The media fell in love with Robert’s invention, drawing a lot of attention to the inventor and his creation, so he penned a book “Computing Across America” documenting his high-tech escapades across 10,000 miles of the country.
Roberts’ next iteration of his mobile computing device was “Winnebiko II,” built in 1986. According to Roberts “What fun is a computerized bicycle if you can’t write while riding? That was the original design goal for this new version, which also included packet data communications via ham radio. The combination led to the first ‘texting while driving,’ along with new frontiers in nomadic connectivity that were beginning to render my physical location irrelevant.”
“It was inevitable,” says Roberts, “extrapolating from the first two, I had no choice but to build a geek extravaganza of mobile computing tools.” Behemoth — so named because it was a 580-pound, 105-speed monster — was the culmination of three years of work and was valued at the time at an estimated $1.2 million dollars. The project, completed in 1991, was hosted by Sun Microsystems, and according to Roberts “integrated multiple computers, satellite communications, heads-up display, head mouse, multimode ham station, speech synthesis, cellular, and lots more…”
Behemoth, the world’s first unixcycle, now resides in the Computer History Museum in Mountain View California.
“After 8 years of computerized recumbent bicycle adventures,” says Roberts, “it was a bit of a shock to hit the road in 1991 on Behemoth and find myself fantasizing about watercraft. I was pedaling a showcase of gizmological delights that by some estimate was worth $1.2 million… but it was time for a change of venue and I was obsessed with building a geeked-out boat.”
To build his dream boat — an amphibian pedal/solar/sail micro-trimaran — Roberts needed a lab.
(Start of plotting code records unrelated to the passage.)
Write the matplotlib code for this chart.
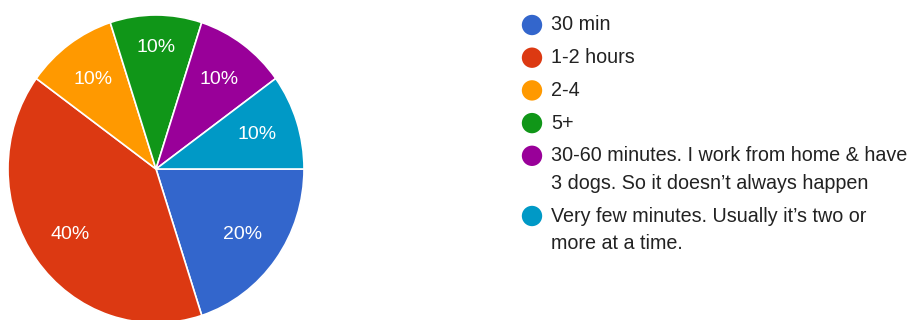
import matplotlib
matplotlib.use("Agg")
import matplotlib.pyplot as plt
import numpy as np

plt.rcParams['font.family'] = ['Liberation Sans', 'DejaVu Sans']

labels = [
    "30 min",
    "1-2 hours",
    "2-4",
    "5+",
    "30-60 minutes. I work from home & have\n3 dogs. So it doesn\u2019t always happen",
    "Very few minutes. Usually it\u2019s two or\nmore at a time.",
]
shares = [20, 40, 10, 10, 10, 10]
colors = ["#3366CC", "#DC3912", "#FF9900", "#109618", "#990099", "#0099C6"]

W, H = 909, 320
fig = plt.figure(figsize=(W / 100, H / 100), dpi=100)

# pie axes (slightly taller than wide, clipped by the figure edge at the bottom)
ax = fig.add_axes([8 / W, (H - 323) / H, 296 / W, 308 / H])
wedges, texts, autotexts = ax.pie(
    shares, colors=colors, startangle=0, counterclock=False,
    autopct=lambda p: f"{p:.0f}%", pctdistance=0.72,
    wedgeprops=dict(edgecolor="white", linewidth=1.2),
    textprops=dict(color="white", fontsize=14),
)
# the label in the top wedge sits a little further out
w = wedges[3]
mid = np.deg2rad((w.theta1 + w.theta2) / 2)
autotexts[3].set_position((0.79 * np.cos(mid), 0.79 * np.sin(mid)))

ax.set_aspect("auto")
ax.set_xlim(-1, 1)
ax.set_ylim(-1, 1)
ax.axis("off")

# legend drawn in pixel coordinates
lg = fig.add_axes([0, 0, 1, 1])
lg.set_xlim(0, W)
lg.set_ylim(H, 0)
lg.axis("off")
y = 25
for lab, col in zip(labels, colors):
    lg.scatter([532], [y], s=215, color=col, edgecolors="none")
    lines = lab.split("\n")
    for i, line in enumerate(lines):
        lg.text(551, y + i * 27.5, line, fontsize=14.2, color="#222222",
                va="center", ha="left")
    y += 32.7 + 27.5 * (len(lines) - 1)

fig.savefig("out.png", dpi=100)
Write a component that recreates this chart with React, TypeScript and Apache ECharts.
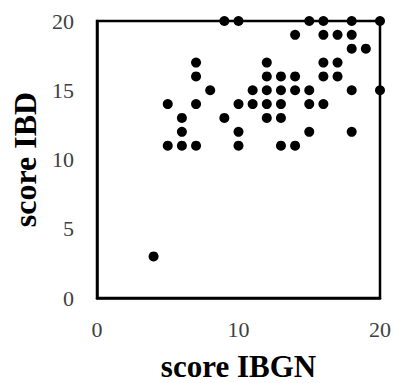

In the early ‘90s, Roberts taught an engineering projects course in trade for lab space at UC San Diego, and briefly landed a donated lab at Apple, before relocating to the Pacific Northwest where he built a 3,000-square-foot building in La Conner in 1997.
While in La Conner Roberts became enamored by the inland waters of the Pacific Northwest, sailing first a Corsair 36 trimaran to Desolation Sound before upgrading to a 44’ steel Amazon he named Nomadness. He lived aboard the Nomadesss working on projects for the next seven years.
In 2012 Roberts moved both his boat and lab to Friday Harbor, eventually selling the boat in 2016 before opening Harbor Digitization in 2018. For Roberts, even after decades of media and public attention, along with wizard-like accomplishments in life, he retains a youthful and exuberant enthusiasm for his work. He truly loves what he does, and it shows.